Task prompt: Work through the listing below and count the lines that hold "this". Answer with the number alone.

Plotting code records
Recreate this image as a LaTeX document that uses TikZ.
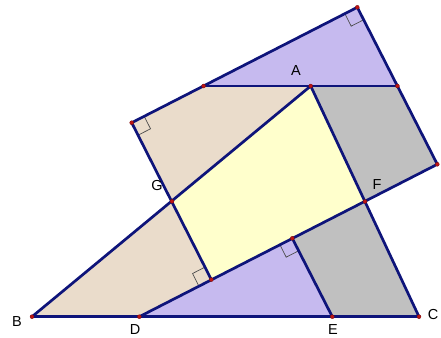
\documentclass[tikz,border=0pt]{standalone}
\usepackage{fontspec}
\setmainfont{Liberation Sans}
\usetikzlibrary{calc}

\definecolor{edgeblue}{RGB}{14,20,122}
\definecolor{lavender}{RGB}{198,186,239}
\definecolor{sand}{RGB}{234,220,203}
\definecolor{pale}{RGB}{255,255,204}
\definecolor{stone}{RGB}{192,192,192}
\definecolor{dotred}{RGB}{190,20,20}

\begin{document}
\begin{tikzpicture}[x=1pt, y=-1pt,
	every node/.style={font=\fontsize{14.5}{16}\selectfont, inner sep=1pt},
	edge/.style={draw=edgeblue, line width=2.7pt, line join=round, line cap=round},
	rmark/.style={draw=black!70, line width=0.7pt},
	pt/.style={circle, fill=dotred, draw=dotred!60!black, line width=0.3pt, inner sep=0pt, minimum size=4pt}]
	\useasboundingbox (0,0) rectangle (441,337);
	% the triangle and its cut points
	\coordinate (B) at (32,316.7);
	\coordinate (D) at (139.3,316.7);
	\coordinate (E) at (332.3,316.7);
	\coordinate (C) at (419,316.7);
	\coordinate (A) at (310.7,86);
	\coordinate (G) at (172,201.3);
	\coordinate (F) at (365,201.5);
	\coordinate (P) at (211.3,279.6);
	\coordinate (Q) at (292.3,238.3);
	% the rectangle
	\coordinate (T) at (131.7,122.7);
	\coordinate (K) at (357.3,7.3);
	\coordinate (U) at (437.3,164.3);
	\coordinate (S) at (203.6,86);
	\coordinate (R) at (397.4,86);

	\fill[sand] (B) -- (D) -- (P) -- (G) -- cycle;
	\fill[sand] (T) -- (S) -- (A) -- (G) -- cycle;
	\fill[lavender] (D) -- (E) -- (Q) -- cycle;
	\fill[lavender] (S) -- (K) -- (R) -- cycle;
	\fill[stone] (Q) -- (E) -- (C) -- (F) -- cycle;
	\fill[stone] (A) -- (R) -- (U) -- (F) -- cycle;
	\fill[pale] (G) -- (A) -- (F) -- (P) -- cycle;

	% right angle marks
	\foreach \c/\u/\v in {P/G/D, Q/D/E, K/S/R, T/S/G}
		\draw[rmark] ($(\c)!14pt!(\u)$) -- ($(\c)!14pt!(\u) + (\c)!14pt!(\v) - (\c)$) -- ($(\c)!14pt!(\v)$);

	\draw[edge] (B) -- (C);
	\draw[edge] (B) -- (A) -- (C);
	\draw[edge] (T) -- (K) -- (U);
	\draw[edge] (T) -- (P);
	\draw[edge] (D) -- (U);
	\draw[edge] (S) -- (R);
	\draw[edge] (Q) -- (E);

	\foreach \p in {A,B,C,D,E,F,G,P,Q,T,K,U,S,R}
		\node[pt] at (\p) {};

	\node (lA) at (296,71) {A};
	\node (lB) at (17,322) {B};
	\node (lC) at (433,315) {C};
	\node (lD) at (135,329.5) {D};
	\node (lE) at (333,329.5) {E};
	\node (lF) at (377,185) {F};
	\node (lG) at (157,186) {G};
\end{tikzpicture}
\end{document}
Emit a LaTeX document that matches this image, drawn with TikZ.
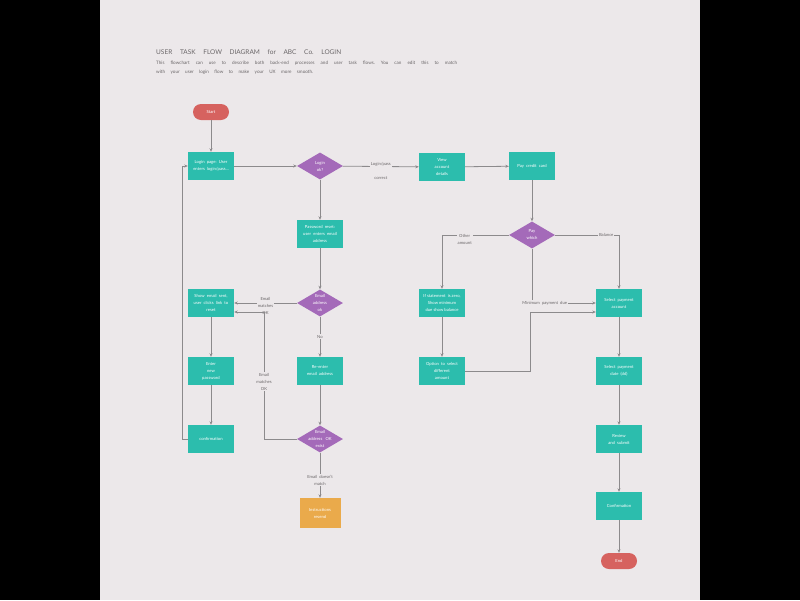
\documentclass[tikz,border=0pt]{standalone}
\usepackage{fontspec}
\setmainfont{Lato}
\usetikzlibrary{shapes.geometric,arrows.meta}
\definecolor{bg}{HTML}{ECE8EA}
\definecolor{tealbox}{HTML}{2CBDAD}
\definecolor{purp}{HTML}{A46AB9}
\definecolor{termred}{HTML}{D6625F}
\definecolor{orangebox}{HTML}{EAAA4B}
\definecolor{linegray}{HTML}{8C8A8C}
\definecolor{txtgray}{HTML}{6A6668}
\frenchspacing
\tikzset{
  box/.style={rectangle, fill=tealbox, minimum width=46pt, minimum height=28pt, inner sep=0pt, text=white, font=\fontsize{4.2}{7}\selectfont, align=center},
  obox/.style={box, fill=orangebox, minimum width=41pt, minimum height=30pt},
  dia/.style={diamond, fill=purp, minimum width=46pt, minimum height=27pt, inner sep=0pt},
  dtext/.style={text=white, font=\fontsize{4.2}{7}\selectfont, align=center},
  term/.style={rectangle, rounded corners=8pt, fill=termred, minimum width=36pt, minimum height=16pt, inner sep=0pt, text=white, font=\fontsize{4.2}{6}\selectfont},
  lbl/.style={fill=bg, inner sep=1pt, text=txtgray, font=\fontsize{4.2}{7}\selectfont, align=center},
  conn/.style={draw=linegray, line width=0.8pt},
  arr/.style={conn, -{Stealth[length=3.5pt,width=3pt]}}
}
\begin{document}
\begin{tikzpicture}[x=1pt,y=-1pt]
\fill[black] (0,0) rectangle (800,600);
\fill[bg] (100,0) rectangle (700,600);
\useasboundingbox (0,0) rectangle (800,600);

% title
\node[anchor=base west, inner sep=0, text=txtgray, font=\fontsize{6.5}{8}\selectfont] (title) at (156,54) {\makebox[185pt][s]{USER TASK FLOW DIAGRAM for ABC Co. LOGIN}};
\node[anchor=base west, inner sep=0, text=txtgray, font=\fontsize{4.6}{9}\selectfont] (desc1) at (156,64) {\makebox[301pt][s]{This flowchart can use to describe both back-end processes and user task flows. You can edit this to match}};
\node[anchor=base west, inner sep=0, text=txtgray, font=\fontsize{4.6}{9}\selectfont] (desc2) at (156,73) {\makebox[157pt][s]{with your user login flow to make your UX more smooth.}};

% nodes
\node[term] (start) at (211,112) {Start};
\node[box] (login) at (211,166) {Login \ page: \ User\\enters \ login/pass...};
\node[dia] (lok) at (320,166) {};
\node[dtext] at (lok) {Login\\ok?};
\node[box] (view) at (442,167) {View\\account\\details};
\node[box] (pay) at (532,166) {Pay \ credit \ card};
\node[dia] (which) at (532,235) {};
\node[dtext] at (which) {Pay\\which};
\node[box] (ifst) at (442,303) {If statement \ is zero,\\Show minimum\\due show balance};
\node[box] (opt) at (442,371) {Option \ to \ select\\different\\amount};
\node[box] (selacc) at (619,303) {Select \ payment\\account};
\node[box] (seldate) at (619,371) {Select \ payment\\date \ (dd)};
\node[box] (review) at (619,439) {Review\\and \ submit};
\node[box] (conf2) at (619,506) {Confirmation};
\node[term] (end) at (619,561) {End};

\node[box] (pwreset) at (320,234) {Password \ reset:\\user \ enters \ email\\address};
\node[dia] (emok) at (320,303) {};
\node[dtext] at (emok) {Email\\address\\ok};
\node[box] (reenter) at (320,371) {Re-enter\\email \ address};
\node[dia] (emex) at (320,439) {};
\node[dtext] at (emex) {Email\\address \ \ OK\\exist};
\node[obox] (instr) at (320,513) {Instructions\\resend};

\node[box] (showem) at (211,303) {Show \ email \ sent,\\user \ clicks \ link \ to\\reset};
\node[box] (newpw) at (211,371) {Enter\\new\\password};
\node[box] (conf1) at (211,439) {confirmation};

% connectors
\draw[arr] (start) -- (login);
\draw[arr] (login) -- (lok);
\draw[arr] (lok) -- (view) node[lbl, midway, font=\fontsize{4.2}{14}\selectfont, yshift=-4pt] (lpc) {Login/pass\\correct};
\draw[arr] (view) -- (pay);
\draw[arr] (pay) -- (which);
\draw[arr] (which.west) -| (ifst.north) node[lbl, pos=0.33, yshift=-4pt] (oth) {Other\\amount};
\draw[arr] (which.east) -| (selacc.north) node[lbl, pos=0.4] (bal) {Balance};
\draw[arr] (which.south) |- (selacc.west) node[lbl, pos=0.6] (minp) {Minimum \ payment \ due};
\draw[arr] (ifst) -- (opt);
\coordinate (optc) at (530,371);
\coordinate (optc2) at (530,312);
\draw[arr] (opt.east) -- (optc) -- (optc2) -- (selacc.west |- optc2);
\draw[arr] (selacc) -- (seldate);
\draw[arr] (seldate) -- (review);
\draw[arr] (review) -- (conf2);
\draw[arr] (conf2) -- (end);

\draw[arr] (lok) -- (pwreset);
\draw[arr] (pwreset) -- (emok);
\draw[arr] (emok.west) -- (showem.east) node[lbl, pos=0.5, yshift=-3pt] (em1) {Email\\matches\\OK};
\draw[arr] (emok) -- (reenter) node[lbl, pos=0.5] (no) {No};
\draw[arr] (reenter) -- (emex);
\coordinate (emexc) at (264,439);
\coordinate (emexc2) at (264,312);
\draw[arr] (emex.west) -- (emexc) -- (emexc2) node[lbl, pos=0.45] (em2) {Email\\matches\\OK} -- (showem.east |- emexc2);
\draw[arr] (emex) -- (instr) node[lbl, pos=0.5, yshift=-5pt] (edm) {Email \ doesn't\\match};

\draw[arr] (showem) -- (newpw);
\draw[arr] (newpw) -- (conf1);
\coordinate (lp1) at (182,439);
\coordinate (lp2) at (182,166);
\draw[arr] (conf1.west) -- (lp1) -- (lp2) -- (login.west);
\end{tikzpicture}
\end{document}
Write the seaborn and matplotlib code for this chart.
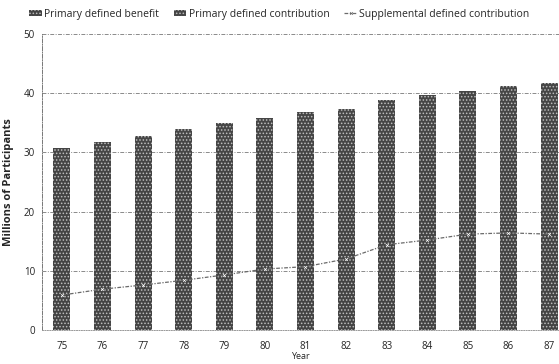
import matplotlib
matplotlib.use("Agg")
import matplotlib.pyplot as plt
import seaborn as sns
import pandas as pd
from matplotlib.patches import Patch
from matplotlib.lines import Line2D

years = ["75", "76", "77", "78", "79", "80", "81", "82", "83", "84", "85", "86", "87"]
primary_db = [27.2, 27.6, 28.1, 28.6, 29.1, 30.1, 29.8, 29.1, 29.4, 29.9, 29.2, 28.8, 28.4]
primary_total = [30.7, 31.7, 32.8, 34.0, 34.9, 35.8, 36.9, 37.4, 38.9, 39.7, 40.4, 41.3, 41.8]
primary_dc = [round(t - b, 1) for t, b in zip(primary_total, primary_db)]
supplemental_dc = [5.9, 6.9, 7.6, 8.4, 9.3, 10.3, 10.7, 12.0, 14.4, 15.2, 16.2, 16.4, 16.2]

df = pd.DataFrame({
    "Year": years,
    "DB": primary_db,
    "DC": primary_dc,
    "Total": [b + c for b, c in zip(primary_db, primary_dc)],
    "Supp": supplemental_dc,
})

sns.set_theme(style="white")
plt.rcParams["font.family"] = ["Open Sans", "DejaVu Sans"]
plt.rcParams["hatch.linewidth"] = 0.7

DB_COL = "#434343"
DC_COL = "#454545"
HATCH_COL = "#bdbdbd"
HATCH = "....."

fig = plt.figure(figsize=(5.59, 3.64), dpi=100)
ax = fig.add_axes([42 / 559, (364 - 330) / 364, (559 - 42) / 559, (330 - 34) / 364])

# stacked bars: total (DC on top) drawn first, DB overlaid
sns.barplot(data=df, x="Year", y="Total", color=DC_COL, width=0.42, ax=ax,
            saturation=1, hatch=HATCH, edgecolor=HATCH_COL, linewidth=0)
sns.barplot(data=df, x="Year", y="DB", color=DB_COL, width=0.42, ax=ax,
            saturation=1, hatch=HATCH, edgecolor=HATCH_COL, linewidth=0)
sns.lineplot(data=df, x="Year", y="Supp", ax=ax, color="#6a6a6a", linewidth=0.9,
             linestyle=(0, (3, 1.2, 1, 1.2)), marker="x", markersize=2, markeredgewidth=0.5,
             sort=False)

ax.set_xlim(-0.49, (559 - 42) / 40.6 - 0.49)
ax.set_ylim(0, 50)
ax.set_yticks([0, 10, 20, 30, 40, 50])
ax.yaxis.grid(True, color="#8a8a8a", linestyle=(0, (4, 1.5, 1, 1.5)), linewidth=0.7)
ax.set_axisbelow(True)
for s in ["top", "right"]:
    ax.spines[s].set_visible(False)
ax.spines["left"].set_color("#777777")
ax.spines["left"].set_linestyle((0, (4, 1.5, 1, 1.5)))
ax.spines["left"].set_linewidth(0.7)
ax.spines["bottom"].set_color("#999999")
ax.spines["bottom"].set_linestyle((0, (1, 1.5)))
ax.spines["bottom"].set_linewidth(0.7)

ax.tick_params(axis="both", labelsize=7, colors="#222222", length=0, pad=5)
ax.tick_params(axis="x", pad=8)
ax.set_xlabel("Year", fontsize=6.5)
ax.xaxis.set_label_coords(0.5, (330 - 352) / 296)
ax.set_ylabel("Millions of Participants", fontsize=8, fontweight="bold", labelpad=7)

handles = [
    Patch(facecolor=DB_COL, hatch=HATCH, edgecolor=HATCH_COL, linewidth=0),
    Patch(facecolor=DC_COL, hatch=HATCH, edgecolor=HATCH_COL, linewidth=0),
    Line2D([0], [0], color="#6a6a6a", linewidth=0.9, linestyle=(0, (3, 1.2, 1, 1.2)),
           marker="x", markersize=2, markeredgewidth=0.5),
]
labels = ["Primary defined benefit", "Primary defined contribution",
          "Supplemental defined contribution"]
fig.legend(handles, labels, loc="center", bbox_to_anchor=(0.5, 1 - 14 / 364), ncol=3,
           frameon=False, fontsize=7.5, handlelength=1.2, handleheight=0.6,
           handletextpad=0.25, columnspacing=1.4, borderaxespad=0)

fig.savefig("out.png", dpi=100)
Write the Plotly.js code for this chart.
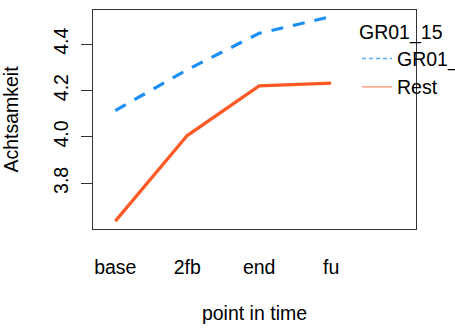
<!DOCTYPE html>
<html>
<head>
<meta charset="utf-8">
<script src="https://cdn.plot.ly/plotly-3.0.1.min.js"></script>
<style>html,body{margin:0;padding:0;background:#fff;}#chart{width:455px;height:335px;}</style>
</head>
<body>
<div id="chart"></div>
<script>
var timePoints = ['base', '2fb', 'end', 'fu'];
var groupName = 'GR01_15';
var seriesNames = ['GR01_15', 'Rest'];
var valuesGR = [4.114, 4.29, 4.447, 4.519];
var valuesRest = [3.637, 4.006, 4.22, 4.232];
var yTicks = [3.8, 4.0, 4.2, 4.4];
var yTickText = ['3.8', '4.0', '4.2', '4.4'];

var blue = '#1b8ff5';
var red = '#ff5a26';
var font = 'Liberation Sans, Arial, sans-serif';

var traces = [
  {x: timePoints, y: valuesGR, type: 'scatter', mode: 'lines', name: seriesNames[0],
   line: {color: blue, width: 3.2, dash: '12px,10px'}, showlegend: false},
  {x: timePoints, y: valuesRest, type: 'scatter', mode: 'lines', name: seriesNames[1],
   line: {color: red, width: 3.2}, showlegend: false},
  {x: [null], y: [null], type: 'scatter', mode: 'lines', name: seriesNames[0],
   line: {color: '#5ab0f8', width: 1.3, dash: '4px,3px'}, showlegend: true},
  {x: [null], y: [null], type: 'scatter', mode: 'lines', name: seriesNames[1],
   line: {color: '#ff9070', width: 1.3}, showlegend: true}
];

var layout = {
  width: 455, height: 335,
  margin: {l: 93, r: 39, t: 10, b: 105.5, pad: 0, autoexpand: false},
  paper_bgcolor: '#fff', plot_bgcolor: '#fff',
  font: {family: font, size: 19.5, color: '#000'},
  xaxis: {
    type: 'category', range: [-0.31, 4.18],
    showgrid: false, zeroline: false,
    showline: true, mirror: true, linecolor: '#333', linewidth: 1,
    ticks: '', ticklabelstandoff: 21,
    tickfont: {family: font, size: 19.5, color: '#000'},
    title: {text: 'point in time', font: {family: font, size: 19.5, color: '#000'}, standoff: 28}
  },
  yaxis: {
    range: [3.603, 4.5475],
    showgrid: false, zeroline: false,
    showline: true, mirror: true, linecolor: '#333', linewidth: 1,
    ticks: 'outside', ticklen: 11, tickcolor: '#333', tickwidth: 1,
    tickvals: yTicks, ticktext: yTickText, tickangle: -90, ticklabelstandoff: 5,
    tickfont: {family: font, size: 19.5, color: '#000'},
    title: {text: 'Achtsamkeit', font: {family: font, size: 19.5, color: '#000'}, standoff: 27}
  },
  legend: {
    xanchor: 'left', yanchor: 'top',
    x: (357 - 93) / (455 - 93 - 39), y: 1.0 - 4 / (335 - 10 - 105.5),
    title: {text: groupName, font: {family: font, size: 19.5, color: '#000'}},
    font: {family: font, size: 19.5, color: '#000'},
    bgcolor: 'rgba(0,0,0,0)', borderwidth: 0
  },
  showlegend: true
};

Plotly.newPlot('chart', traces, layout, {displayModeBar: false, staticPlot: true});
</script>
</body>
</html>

Response: 5